**WORK TO DO**
Without including any pictures, write out the listing below exactly.

**GIVEN DATA**
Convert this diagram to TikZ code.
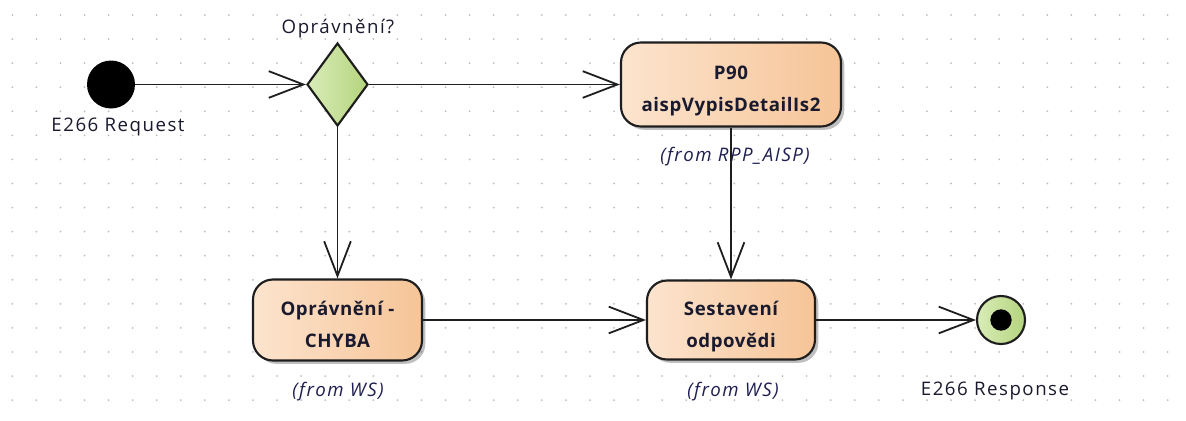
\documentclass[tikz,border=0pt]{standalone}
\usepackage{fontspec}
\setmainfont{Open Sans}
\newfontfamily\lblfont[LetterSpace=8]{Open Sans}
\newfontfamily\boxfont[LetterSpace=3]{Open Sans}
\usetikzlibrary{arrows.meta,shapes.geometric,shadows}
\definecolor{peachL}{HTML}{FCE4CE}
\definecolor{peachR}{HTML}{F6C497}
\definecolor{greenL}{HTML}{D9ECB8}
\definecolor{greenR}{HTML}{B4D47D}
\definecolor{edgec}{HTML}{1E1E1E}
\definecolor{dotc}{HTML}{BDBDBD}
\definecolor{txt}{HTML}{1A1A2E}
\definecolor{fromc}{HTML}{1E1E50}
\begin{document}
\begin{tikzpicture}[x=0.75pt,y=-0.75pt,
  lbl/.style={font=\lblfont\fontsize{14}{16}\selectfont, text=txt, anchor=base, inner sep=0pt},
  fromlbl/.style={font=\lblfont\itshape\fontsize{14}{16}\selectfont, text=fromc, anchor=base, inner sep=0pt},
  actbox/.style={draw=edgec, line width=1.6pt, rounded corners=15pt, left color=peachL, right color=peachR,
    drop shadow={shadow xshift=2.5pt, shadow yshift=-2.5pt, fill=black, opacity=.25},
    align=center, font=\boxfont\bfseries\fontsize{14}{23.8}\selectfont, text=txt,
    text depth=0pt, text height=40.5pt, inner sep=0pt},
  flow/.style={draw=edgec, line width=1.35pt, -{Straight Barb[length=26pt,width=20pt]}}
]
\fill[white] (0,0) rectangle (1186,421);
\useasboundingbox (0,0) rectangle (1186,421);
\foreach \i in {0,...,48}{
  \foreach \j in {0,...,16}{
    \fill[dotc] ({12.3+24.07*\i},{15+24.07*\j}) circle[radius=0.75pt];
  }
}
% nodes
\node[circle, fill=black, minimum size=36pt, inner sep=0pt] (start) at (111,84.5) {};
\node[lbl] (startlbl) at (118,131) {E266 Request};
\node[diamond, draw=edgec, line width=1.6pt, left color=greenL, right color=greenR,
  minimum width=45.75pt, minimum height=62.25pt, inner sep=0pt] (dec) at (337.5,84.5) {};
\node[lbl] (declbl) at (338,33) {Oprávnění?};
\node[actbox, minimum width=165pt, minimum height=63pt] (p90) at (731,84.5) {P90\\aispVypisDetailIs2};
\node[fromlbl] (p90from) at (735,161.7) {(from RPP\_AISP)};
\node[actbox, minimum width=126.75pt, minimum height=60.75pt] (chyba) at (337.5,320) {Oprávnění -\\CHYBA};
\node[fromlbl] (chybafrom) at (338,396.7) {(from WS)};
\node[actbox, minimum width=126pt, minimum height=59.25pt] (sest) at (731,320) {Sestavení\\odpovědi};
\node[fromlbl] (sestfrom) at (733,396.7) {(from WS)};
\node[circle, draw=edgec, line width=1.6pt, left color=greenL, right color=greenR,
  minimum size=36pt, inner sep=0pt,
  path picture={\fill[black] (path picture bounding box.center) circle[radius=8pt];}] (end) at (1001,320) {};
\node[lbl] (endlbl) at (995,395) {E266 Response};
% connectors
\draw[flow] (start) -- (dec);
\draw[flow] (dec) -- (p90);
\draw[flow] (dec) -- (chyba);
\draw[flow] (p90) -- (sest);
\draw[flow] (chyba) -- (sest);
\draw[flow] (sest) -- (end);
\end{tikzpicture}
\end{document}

**SOLUTION FOR THIS PROBLEM**
Convert this diagram to TikZ code.
\documentclass[tikz,border=0pt]{standalone}
\usepackage{fontspec}
\setmainfont{Open Sans}
\newfontfamily\lblfont[LetterSpace=8]{Open Sans}
\newfontfamily\boxfont[LetterSpace=3]{Open Sans}
\usetikzlibrary{arrows.meta,shapes.geometric,shadows}
\definecolor{peachL}{HTML}{FCE4CE}
\definecolor{peachR}{HTML}{F6C497}
\definecolor{greenL}{HTML}{D9ECB8}
\definecolor{greenR}{HTML}{B4D47D}
\definecolor{edgec}{HTML}{1E1E1E}
\definecolor{dotc}{HTML}{BDBDBD}
\definecolor{txt}{HTML}{1A1A2E}
\definecolor{fromc}{HTML}{1E1E50}
\begin{document}
\begin{tikzpicture}[x=0.75pt,y=-0.75pt,
  lbl/.style={font=\lblfont\fontsize{14}{16}\selectfont, text=txt, anchor=base, inner sep=0pt},
  fromlbl/.style={font=\lblfont\itshape\fontsize{14}{16}\selectfont, text=fromc, anchor=base, inner sep=0pt},
  actbox/.style={draw=edgec, line width=1.6pt, rounded corners=15pt, left color=peachL, right color=peachR,
    drop shadow={shadow xshift=2.5pt, shadow yshift=-2.5pt, fill=black, opacity=.25},
    align=center, font=\boxfont\bfseries\fontsize{14}{23.8}\selectfont, text=txt,
    text depth=0pt, text height=40.5pt, inner sep=0pt},
  flow/.style={draw=edgec, line width=1.35pt, -{Straight Barb[length=26pt,width=20pt]}}
]
\fill[white] (0,0) rectangle (1186,421);
\useasboundingbox (0,0) rectangle (1186,421);
\foreach \i in {0,...,48}{
  \foreach \j in {0,...,16}{
    \fill[dotc] ({12.3+24.07*\i},{15+24.07*\j}) circle[radius=0.75pt];
  }
}
% nodes
\node[circle, fill=black, minimum size=36pt, inner sep=0pt] (start) at (111,84.5) {};
\node[lbl] (startlbl) at (118,131) {E266 Request};
\node[diamond, draw=edgec, line width=1.6pt, left color=greenL, right color=greenR,
  minimum width=45.75pt, minimum height=62.25pt, inner sep=0pt] (dec) at (337.5,84.5) {};
\node[lbl] (declbl) at (338,33) {Oprávnění?};
\node[actbox, minimum width=165pt, minimum height=63pt] (p90) at (731,84.5) {P90\\aispVypisDetailIs2};
\node[fromlbl] (p90from) at (735,161.7) {(from RPP\_AISP)};
\node[actbox, minimum width=126.75pt, minimum height=60.75pt] (chyba) at (337.5,320) {Oprávnění -\\CHYBA};
\node[fromlbl] (chybafrom) at (338,396.7) {(from WS)};
\node[actbox, minimum width=126pt, minimum height=59.25pt] (sest) at (731,320) {Sestavení\\odpovědi};
\node[fromlbl] (sestfrom) at (733,396.7) {(from WS)};
\node[circle, draw=edgec, line width=1.6pt, left color=greenL, right color=greenR,
  minimum size=36pt, inner sep=0pt,
  path picture={\fill[black] (path picture bounding box.center) circle[radius=8pt];}] (end) at (1001,320) {};
\node[lbl] (endlbl) at (995,395) {E266 Response};
% connectors
\draw[flow] (start) -- (dec);
\draw[flow] (dec) -- (p90);
\draw[flow] (dec) -- (chyba);
\draw[flow] (p90) -- (sest);
\draw[flow] (chyba) -- (sest);
\draw[flow] (sest) -- (end);
\end{tikzpicture}
\end{document}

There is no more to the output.